* Information shown
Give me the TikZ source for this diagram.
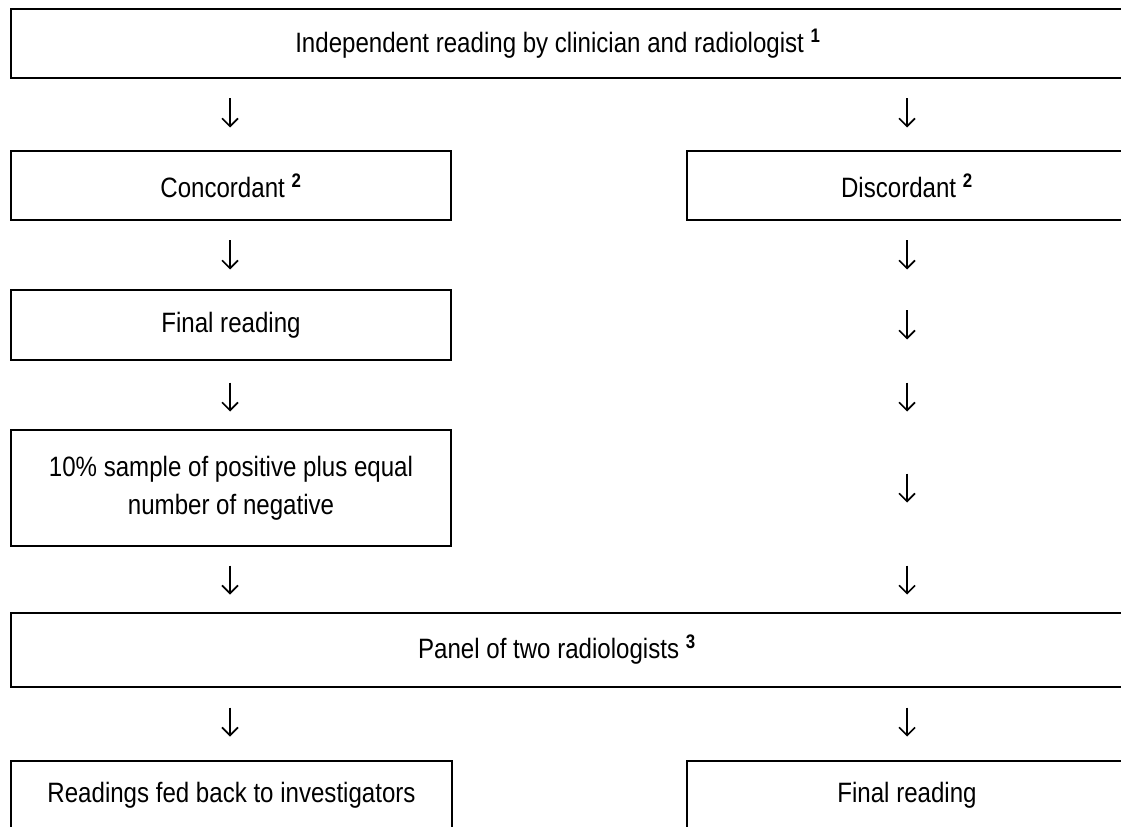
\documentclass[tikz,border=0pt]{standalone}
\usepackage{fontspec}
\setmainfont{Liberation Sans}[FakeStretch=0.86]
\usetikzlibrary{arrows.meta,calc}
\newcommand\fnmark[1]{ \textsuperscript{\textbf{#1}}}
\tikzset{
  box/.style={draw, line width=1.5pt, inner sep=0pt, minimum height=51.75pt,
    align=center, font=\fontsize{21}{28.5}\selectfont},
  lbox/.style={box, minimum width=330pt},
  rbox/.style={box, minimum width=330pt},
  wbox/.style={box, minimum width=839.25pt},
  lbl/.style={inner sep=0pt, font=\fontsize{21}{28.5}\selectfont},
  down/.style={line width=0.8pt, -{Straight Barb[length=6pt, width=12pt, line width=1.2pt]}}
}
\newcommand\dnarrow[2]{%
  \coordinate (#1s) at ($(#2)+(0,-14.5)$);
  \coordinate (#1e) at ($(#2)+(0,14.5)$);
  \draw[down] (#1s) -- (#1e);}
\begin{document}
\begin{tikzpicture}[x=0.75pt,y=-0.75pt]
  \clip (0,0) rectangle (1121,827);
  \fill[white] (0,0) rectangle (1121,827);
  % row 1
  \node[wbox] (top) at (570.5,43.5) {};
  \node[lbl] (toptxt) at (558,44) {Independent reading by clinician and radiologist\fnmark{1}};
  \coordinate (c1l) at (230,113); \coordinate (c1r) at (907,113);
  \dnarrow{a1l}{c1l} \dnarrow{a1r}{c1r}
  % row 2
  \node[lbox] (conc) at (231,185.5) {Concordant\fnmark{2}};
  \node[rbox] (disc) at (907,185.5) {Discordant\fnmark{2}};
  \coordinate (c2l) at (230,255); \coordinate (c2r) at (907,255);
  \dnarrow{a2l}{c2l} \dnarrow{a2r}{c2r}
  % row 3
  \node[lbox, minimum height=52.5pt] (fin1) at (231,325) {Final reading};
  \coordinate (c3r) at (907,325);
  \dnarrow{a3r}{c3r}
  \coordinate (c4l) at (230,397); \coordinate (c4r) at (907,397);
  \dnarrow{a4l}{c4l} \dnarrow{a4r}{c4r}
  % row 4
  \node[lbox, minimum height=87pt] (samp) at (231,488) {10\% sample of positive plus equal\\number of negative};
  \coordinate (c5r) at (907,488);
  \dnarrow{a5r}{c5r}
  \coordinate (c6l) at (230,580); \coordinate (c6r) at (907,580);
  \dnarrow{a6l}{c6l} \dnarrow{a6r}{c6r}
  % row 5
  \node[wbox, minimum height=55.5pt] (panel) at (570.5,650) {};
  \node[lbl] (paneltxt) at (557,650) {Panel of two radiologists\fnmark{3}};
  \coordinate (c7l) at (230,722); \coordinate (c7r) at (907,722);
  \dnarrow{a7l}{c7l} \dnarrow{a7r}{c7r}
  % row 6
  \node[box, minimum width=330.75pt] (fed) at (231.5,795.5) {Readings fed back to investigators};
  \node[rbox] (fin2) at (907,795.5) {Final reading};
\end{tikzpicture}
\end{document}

* Requirement
Every line is to be duplicated exactly, though pictures stay out.

* Result for this exercise
Give me the TikZ source for this diagram.
\documentclass[tikz,border=0pt]{standalone}
\usepackage{fontspec}
\setmainfont{Liberation Sans}[FakeStretch=0.86]
\usetikzlibrary{arrows.meta,calc}
\newcommand\fnmark[1]{ \textsuperscript{\textbf{#1}}}
\tikzset{
  box/.style={draw, line width=1.5pt, inner sep=0pt, minimum height=51.75pt,
    align=center, font=\fontsize{21}{28.5}\selectfont},
  lbox/.style={box, minimum width=330pt},
  rbox/.style={box, minimum width=330pt},
  wbox/.style={box, minimum width=839.25pt},
  lbl/.style={inner sep=0pt, font=\fontsize{21}{28.5}\selectfont},
  down/.style={line width=0.8pt, -{Straight Barb[length=6pt, width=12pt, line width=1.2pt]}}
}
\newcommand\dnarrow[2]{%
  \coordinate (#1s) at ($(#2)+(0,-14.5)$);
  \coordinate (#1e) at ($(#2)+(0,14.5)$);
  \draw[down] (#1s) -- (#1e);}
\begin{document}
\begin{tikzpicture}[x=0.75pt,y=-0.75pt]
  \clip (0,0) rectangle (1121,827);
  \fill[white] (0,0) rectangle (1121,827);
  % row 1
  \node[wbox] (top) at (570.5,43.5) {};
  \node[lbl] (toptxt) at (558,44) {Independent reading by clinician and radiologist\fnmark{1}};
  \coordinate (c1l) at (230,113); \coordinate (c1r) at (907,113);
  \dnarrow{a1l}{c1l} \dnarrow{a1r}{c1r}
  % row 2
  \node[lbox] (conc) at (231,185.5) {Concordant\fnmark{2}};
  \node[rbox] (disc) at (907,185.5) {Discordant\fnmark{2}};
  \coordinate (c2l) at (230,255); \coordinate (c2r) at (907,255);
  \dnarrow{a2l}{c2l} \dnarrow{a2r}{c2r}
  % row 3
  \node[lbox, minimum height=52.5pt] (fin1) at (231,325) {Final reading};
  \coordinate (c3r) at (907,325);
  \dnarrow{a3r}{c3r}
  \coordinate (c4l) at (230,397); \coordinate (c4r) at (907,397);
  \dnarrow{a4l}{c4l} \dnarrow{a4r}{c4r}
  % row 4
  \node[lbox, minimum height=87pt] (samp) at (231,488) {10\% sample of positive plus equal\\number of negative};
  \coordinate (c5r) at (907,488);
  \dnarrow{a5r}{c5r}
  \coordinate (c6l) at (230,580); \coordinate (c6r) at (907,580);
  \dnarrow{a6l}{c6l} \dnarrow{a6r}{c6r}
  % row 5
  \node[wbox, minimum height=55.5pt] (panel) at (570.5,650) {};
  \node[lbl] (paneltxt) at (557,650) {Panel of two radiologists\fnmark{3}};
  \coordinate (c7l) at (230,722); \coordinate (c7r) at (907,722);
  \dnarrow{a7l}{c7l} \dnarrow{a7r}{c7r}
  % row 6
  \node[box, minimum width=330.75pt] (fed) at (231.5,795.5) {Readings fed back to investigators};
  \node[rbox] (fin2) at (907,795.5) {Final reading};
\end{tikzpicture}
\end{document}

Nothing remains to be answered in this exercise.